• WHAT IS EXPECTED
Repeat only what lies from the line with "Recreate this image" to the line with "7.295, 7.195, 7.075]", those two lines included, exactly as it stands; omit any images.
* START STORED ROWS *
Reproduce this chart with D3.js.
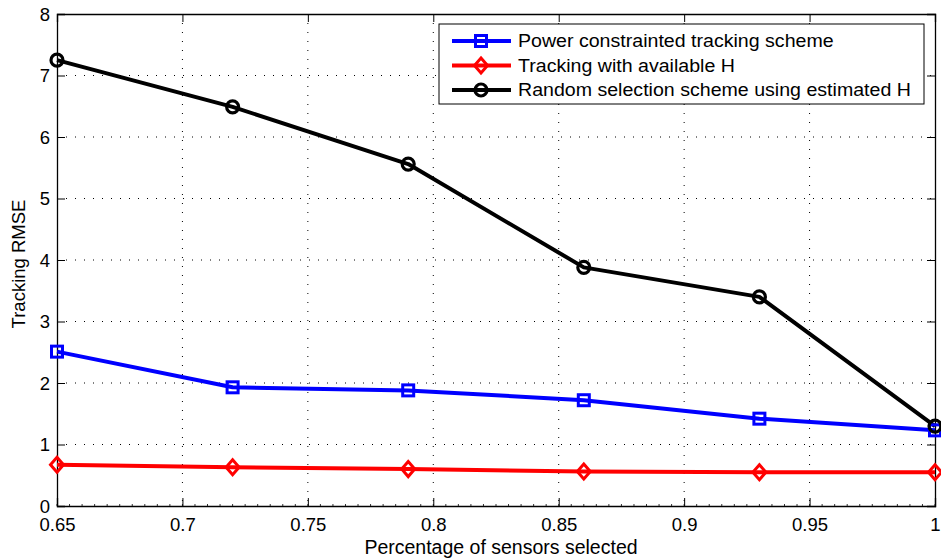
<!DOCTYPE html>
<html>
<head>
<meta charset="utf-8">
<script src="https://cdn.jsdelivr.net/npm/d3@7"></script>
<style>
  body { margin: 0; background: #fff; }
  text { font-family: "Liberation Sans", Arial, sans-serif; fill: #000; }
</style>
</head>
<body>
<div id="myChart"></div>
<script>
// data
let xValues = [0.65, 0.72, 0.79, 0.86, 0.93, 1.0];
let powerConstrained = [2.51, 1.93, 1.88, 1.72, 1.42, 1.23];
let availableH = [0.67, 0.63, 0.60, 0.56, 0.55, 0.55];
let randomSelection = [7.25, 6.49, 5.56, 3.88, 3.40, 1.30];
let xTicks = [0.65, 0.7, 0.75, 0.8, 0.85, 0.9, 0.95, 1];
let yTicks = [0, 1, 2, 3, 4, 5, 6, 7, 8];
let seriesNames = ["Power constrainted tracking scheme", "Tracking with available H", "Random selection scheme using estimated H"];

let series = [
  {name: seriesNames[0], values: powerConstrained, color: "#0000ff", marker: "square"},
  {name: seriesNames[1], values: availableH, color: "#ff0000", marker: "diamond"},
  {name: seriesNames[2], values: randomSelection, color: "#000000", marker: "circle"}
];

// set the dimensions and margins of the graph
let margin = {top: 14, right: 6, bottom: 54, left: 57},
    width = 941 - margin.left - margin.right,
    height = 560 - margin.top - margin.bottom;

let svg = d3.select("#myChart")
  .append("svg")
    .attr("width", 941)
    .attr("height", 560)
  .append("g")
    .attr("transform", "translate(" + margin.left + "," + margin.top + ")");

let x = d3.scaleLinear().domain([0.65, 1]).range([0, width]);
let y = d3.scaleLinear().domain([0, 8]).range([height, 0]);

// dotted grid
svg.append("g").selectAll("line")
  .data(xTicks.slice(1, -1))
  .enter().append("line")
    .attr("x1", d => x(d)).attr("x2", d => x(d))
    .attr("y1", 0).attr("y2", height)
    .attr("stroke", "#000").attr("stroke-width", 1)
    .attr("stroke-dasharray", "1,8");
svg.append("g").selectAll("line")
  .data(yTicks.slice(1, -1))
  .enter().append("line")
    .attr("x1", 0).attr("x2", width)
    .attr("y1", d => y(d)).attr("y2", d => y(d))
    .attr("stroke", "#000").attr("stroke-width", 1)
    .attr("stroke-dasharray", "1,8");

// minor ticks on the bottom axis
let minor = d3.range(0, 71).map(i => 0.65 + i * 0.005);
svg.append("g").selectAll("line")
  .data(minor)
  .enter().append("line")
    .attr("x1", d => x(d)).attr("x2", d => x(d))
    .attr("y1", height).attr("y2", height - 2)
    .attr("stroke", "#000").attr("stroke-width", 0.8);

// axes, ticks pointing inward on all four sides
let xAxis = svg.append("g")
  .attr("transform", "translate(0," + height + ")")
  .call(d3.axisBottom(x).tickValues(xTicks).tickSize(-8).tickFormat(d3.format("")));
let xTop = svg.append("g")
  .call(d3.axisTop(x).tickValues(xTicks).tickSize(-8).tickFormat(""));
let yAxis = svg.append("g")
  .call(d3.axisLeft(y).tickValues(yTicks).tickSize(-8));
let yRight = svg.append("g")
  .attr("transform", "translate(" + width + ",0)")
  .call(d3.axisRight(y).tickValues(yTicks).tickSize(-8).tickFormat(""));

[xAxis, xTop, yAxis, yRight].forEach(function(a) {
  a.select(".domain").attr("stroke", "#000").attr("stroke-width", 1.3);
  a.selectAll(".tick line").attr("stroke", "#000").attr("stroke-width", 1);
  a.selectAll("text").style("font-size", "18.5px").attr("fill", "#000");
});
xAxis.selectAll("text").attr("y", 25).attr("dy", 0);
yAxis.selectAll("text").attr("x", -7).attr("dy", "0.34em");

// lines
let line = d3.line()
  .x((d, i) => x(xValues[i]))
  .y(d => y(d));

series.forEach(function(s) {
  svg.append("path")
    .datum(s.values)
    .attr("fill", "none")
    .attr("stroke", s.color)
    .attr("stroke-width", 4)
    .attr("stroke-linejoin", "round")
    .attr("d", line);
});

function drawMarker(g, type, color, cx, cy) {
  if (type === "square") {
    g.append("rect")
      .attr("x", cx - 5.5).attr("y", cy - 5.5)
      .attr("width", 11).attr("height", 11)
      .attr("fill", "none").attr("stroke", color).attr("stroke-width", 3);
  } else if (type === "diamond") {
    g.append("path")
      .attr("d", "M" + cx + "," + (cy - 7.5) + "L" + (cx + 6.5) + "," + cy + "L" + cx + "," + (cy + 7.5) + "L" + (cx - 6.5) + "," + cy + "Z")
      .attr("fill", "none").attr("stroke", color).attr("stroke-width", 3);
  } else {
    g.append("circle")
      .attr("cx", cx).attr("cy", cy).attr("r", 6)
      .attr("fill", "none").attr("stroke", color).attr("stroke-width", 3.2);
  }
}

// markers
series.forEach(function(s) {
  let g = svg.append("g");
  s.values.forEach(function(v, i) {
    drawMarker(g, s.marker, s.color, x(xValues[i]), y(v));
  });
});

// legend
let legend = svg.append("g").attr("transform", "translate(" + (439 - margin.left) + "," + (24 - margin.top) + ")");
legend.append("rect")
  .attr("width", 485).attr("height", 80)
  .attr("fill", "#fff").attr("stroke", "#000").attr("stroke-width", 1);
series.forEach(function(s, i) {
  let ly = 17 + i * 24.5;
  legend.append("line")
    .attr("x1", 13).attr("x2", 72).attr("y1", ly).attr("y2", ly)
    .attr("stroke", s.color).attr("stroke-width", 4);
  drawMarker(legend, s.marker, s.color, 42, ly);
  legend.append("text")
    .attr("x", 79).attr("y", ly)
    .attr("dy", "0.35em")
    .attr("transform", "translate(79,0) scale(1.12,1) translate(-79,0)")
    .style("font-size", "17.5px")
    .text(s.name);
});

// axis labels
svg.append("text")
  .attr("x", width / 2 + 5)
  .attr("y", height + 48)
  .attr("text-anchor", "middle")
  .style("font-size", "19.5px")
  .text("Percentage of sensors selected");

svg.append("text")
  .attr("transform", "translate(" + (25 - margin.left) + "," + (height / 2 + 4) + ") rotate(-90)")
  .attr("text-anchor", "middle")
  .style("font-size", "18.5px")
  .text("Tracking RMSE");
</script>
</body>
</html>
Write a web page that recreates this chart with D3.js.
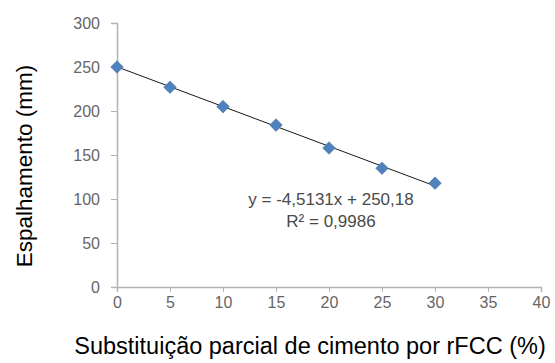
<!DOCTYPE html>
<html>
<head>
<meta charset="utf-8">
<script src="https://cdn.jsdelivr.net/npm/d3@7"></script>
<style>
  body { margin: 0; background: #fff; }
  text { font-family: "Liberation Sans", Arial, sans-serif; }
</style>
</head>
<body>
<svg id="chart" width="555" height="363"></svg>
<script>
// substituição (%) vs espalhamento (mm)
const substituicao = [0, 5, 10, 15, 20, 25, 30];
const espalhamento = [250, 227, 205, 184, 158, 135, 118];
const xTicks = [0, 5, 10, 15, 20, 25, 30, 35, 40];
const yTicks = [0, 50, 100, 150, 200, 250, 300];
const slope = -4.5131, intercept = 250.18;
const eqLabel = "y = -4,5131x + 250,18";
const r2Label = "R² = 0,9986";

const svg = d3.select("#chart");
const margin = { left: 117, right: 14, top: 23, bottom: 76 };
const width = 555 - margin.left - margin.right;
const height = 363 - margin.top - margin.bottom;

const g = svg.append("g").attr("transform", `translate(${margin.left},${margin.top})`);

const x = d3.scaleLinear().domain([0, 40]).range([0, width]);
const y = d3.scaleLinear().domain([0, 300]).range([height, 0]);

const xAxis = d3.axisBottom(x).tickValues(xTicks).tickSize(5).tickPadding(5);
const yAxis = d3.axisLeft(y).tickValues(yTicks).tickSize(6).tickPadding(11);

const xAxisG = g.append("g").attr("transform", `translate(0,${height})`).call(xAxis);
const yAxisG = g.append("g").call(yAxis);

[xAxisG, yAxisG].forEach(a => {
  a.select(".domain").attr("stroke", "#b3b3b3").attr("stroke-width", 1.5);
  a.selectAll(".tick line").attr("stroke", "#b3b3b3");
  a.selectAll(".tick text")
    .attr("fill", "#666")
    .style("font-size", "16px")
    .style("font-family", "'Liberation Sans', Arial, sans-serif");
});

// trendline
g.append("line")
  .attr("x1", x(0)).attr("y1", y(intercept))
  .attr("x2", x(30)).attr("y2", y(intercept + slope * 30))
  .attr("stroke", "#1a1a1a").attr("stroke-width", 1);

// markers
const diamond = d3.symbol().type(d3.symbolSquare).size(80);
g.selectAll(".pt")
  .data(substituicao.map((d, i) => [d, espalhamento[i]]))
  .join("path")
  .attr("class", "pt")
  .attr("d", diamond)
  .attr("transform", d => `translate(${x(d[0])},${y(d[1])}) rotate(45)`)
  .attr("fill", "#4f81bd")
  .attr("stroke", "#3f6fa8")
  .attr("stroke-width", 0.5);

// equation
g.append("text")
  .attr("x", 331 - margin.left).attr("y", 205 - margin.top)
  .attr("text-anchor", "middle")
  .attr("fill", "#4a4a4a")
  .style("font-size", "17px")
  .text(eqLabel);
g.append("text")
  .attr("x", 331 - margin.left).attr("y", 227 - margin.top)
  .attr("text-anchor", "middle")
  .attr("fill", "#4a4a4a")
  .style("font-size", "17px")
  .text(r2Label);

// axis titles
svg.append("text")
  .attr("x", 310).attr("y", 354)
  .attr("text-anchor", "middle")
  .style("font-size", "23.5px")
  .text("Substituição parcial de cimento por rFCC (%)");

svg.append("text")
  .attr("transform", "translate(32,166) rotate(-90)")
  .attr("text-anchor", "middle")
  .style("font-size", "22.5px")
  .text("Espalhamento (mm)");
</script>
</body>
</html>
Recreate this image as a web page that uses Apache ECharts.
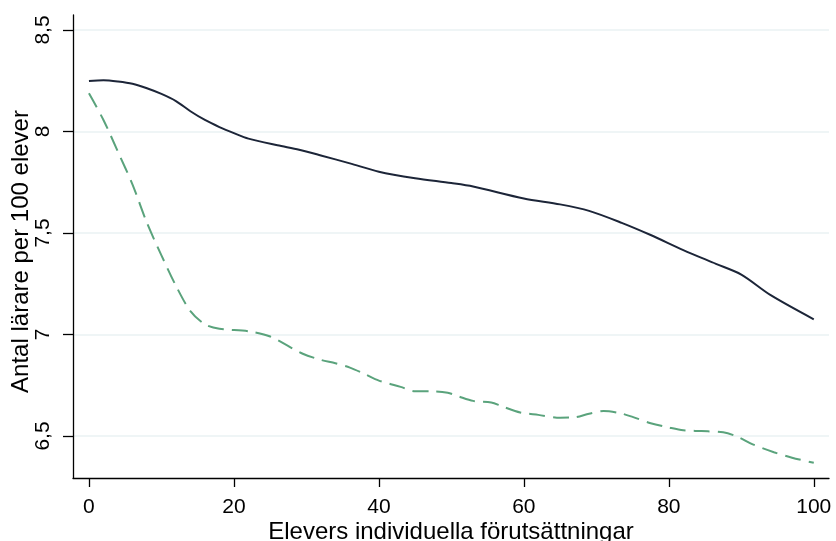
<!DOCTYPE html>
<html>
<head>
<meta charset="utf-8">
<script src="https://cdn.jsdelivr.net/npm/echarts@6/dist/echarts.min.js"></script>
<style>
  html, body { margin: 0; padding: 0; background: #fff; }
  #main { width: 836px; height: 541px; }
</style>
</head>
<body>
<div id="main"></div>
<script>
// solid line
const solidX = [0, 2, 4, 6, 8, 10, 12, 14, 16, 18, 20, 22, 26, 29, 32, 36, 40, 45, 50, 53, 60, 65, 69, 73.5, 77.5, 82, 86.5, 90, 94, 100]
const solidY = [8.249, 8.252, 8.246, 8.235, 8.213, 8.185, 8.15, 8.10, 8.057, 8.022, 7.992, 7.965, 7.932, 7.91, 7.882, 7.843, 7.802, 7.77, 7.746, 7.729, 7.67, 7.641, 7.609, 7.55, 7.49, 7.416, 7.348, 7.295, 7.195, 7.075]

// dashed line
const dashX = [0, 2, 4, 6, 8, 10, 12, 14, 16, 18, 22, 25, 29.5, 32, 34, 36, 38, 40, 43, 45, 47.5, 49.5, 51, 53, 55.5, 57, 59.5, 62, 65, 67, 69, 71, 73.3, 75, 77.5, 80, 82, 84.5, 87.5, 89.5, 91.5, 94.5, 97, 100]
const dashY = [8.188, 8.057, 7.90, 7.74, 7.55, 7.39, 7.24, 7.115, 7.05, 7.028, 7.016, 6.99, 6.905, 6.875, 6.858, 6.837, 6.806, 6.773, 6.742, 6.72, 6.72, 6.713, 6.695, 6.673, 6.665, 6.646, 6.616, 6.604, 6.59, 6.592, 6.61, 6.623, 6.612, 6.594, 6.563, 6.542, 6.528, 6.524, 6.518, 6.496, 6.46, 6.42, 6.393, 6.368]

const xTicks = [0, 20, 40, 60, 80, 100]
const yTicks = [6.5, 7, 7.5, 8, 8.5]

const font = '"Liberation Sans", Arial, sans-serif'

const dom = echarts.init(document.getElementById('main'))
dom.setOption({
  animation: false,
  grid: {
    left: 73,
    right: 7,
    top: 15,
    bottom: 63,
    outerBoundsMode: 'none'
  },
  xAxis: {
    type: 'value',
    min: -2.2,
    max: 102.1,
    name: 'Elevers individuella förutsättningar',
    nameLocation: 'middle',
    nameGap: 42,
    nameMoveOverlap: false,
    nameTextStyle: { color: '#000', fontSize: 24, fontFamily: font },
    axisLine: { show: true, onZero: false, lineStyle: { color: '#000', width: 1.3 } },
    axisTick: { show: true, length: 9, customValues: xTicks, lineStyle: { color: '#000', width: 1.3 } },
    axisLabel: { customValues: xTicks, color: '#000', fontSize: 21, fontFamily: font, margin: 19 },
    splitLine: { show: false }
  },
  yAxis: {
    type: 'value',
    min: 6.293,
    max: 8.574,
    name: 'Antal lärare per 100 elever',
    nameLocation: 'middle',
    nameGap: 40,
    nameMoveOverlap: false,
    nameTextStyle: { color: '#000', fontSize: 24, fontFamily: font, padding: [0, 10, 0, 0] },
    axisLine: { show: true, onZero: false, lineStyle: { color: '#000', width: 1.3 } },
    axisTick: { show: true, length: 10, customValues: yTicks, lineStyle: { color: '#000', width: 1.3 } },
    axisLabel: {
      customValues: yTicks,
      rotate: 90,
      color: '#000',
      fontSize: 21,
      fontFamily: font,
      margin: 19,
      formatter: v => String(v).replace('.', ',')
    },
    splitLine: { show: true, lineStyle: { color: '#eaf2f3', width: 1.5 } }
  },
  series: [
    {
      type: 'line',
      data: solidX.map((x, i) => [x, solidY[i]]),
      smooth: 0.3,
      showSymbol: false,
      lineStyle: { color: '#1c2538', width: 2 }
    },
    {
      type: 'line',
      data: dashX.map((x, i) => [x, dashY[i]]),
      smooth: 0.3,
      showSymbol: false,
      lineStyle: { color: '#5aa37c', width: 2, type: [16, 8] }
    }
  ]
})
</script>
</body>
</html>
* END STORED ROWS *
• WRITTEN REPLY
Recreate this image as a web page that uses Apache ECharts.
<!DOCTYPE html>
<html>
<head>
<meta charset="utf-8">
<script src="https://cdn.jsdelivr.net/npm/echarts@6/dist/echarts.min.js"></script>
<style>
  html, body { margin: 0; padding: 0; background: #fff; }
  #main { width: 836px; height: 541px; }
</style>
</head>
<body>
<div id="main"></div>
<script>
// solid line
const solidX = [0, 2, 4, 6, 8, 10, 12, 14, 16, 18, 20, 22, 26, 29, 32, 36, 40, 45, 50, 53, 60, 65, 69, 73.5, 77.5, 82, 86.5, 90, 94, 100]
const solidY = [8.249, 8.252, 8.246, 8.235, 8.213, 8.185, 8.15, 8.10, 8.057, 8.022, 7.992, 7.965, 7.932, 7.91, 7.882, 7.843, 7.802, 7.77, 7.746, 7.729, 7.67, 7.641, 7.609, 7.55, 7.49, 7.416, 7.348, 7.295, 7.195, 7.075]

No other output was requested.